If I get to jonesing for a bit of Joy Division but can't quite muster the energy for it I'll put on Post War Years' stunning debut album The Greats & the Happenings. It's a far more glitch riddled affair than Hooky and the boys and they don't wear their references so readily on their sleeves but the energy and the poetry flowing between every crafty bassline is worth a thousand fairgrounds.
Why are so many bands plundering music's past to create a drab musical present. Where's this generation's David Bowie? Where's our Madonna? Lady Gaga was ALMOST both of them but then she had half a good album & now she's recycling either her own songs or someone else's.
I also expect a little bit more from people who write about music too.
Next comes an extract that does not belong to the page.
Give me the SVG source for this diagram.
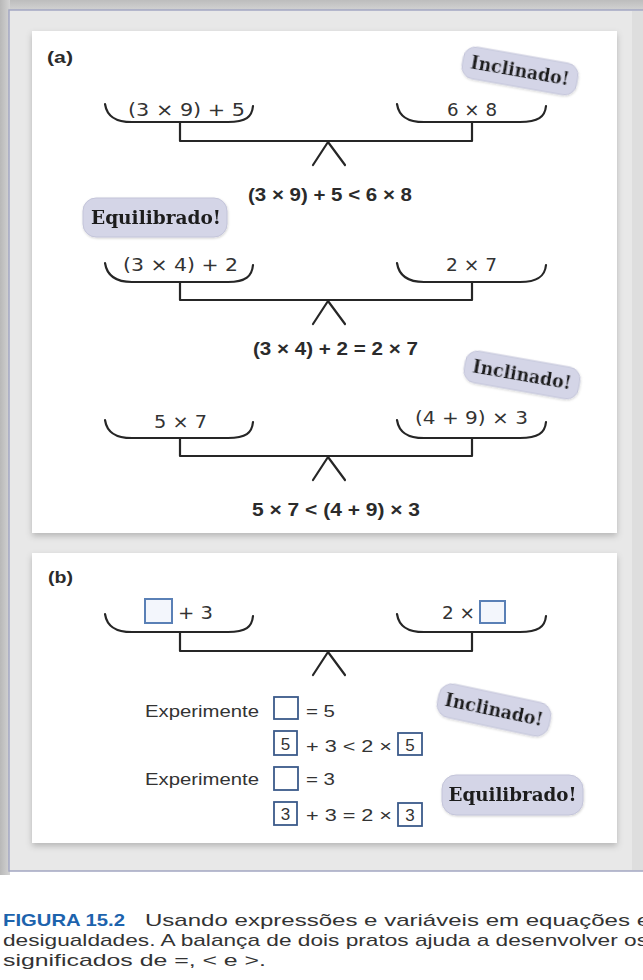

It has to be the oldest and easiest trick in the book to say that this band sound like that band mixed with another band. That's just fucking bland. Where is the artistry? Where's the writing that attempts to provoke as much of a reaction as the music itself? It's on the internet somewhere & you can bet your balls they don't work for the NME. There are hundreds of quality music blogs online that speak authentically about music that they care about and they need to be supported and the 'this band + that band = th'other band' have to be shunned.
With this in mind here are two songs by two bands that I will not liken to any other bands:
Lights Of Paris - Airs & Dialogues.
Beautiful layers, summery shimmers and a melody that you could skim stones off.
Ornament Tournaments - Alas.
A summery delight of taught guitar and bass interplay with the most pleasingly soaring chorus melody I've heard in a long while & a guitar line that sounds like it's tumbling down flight after flight of harmonic stairs.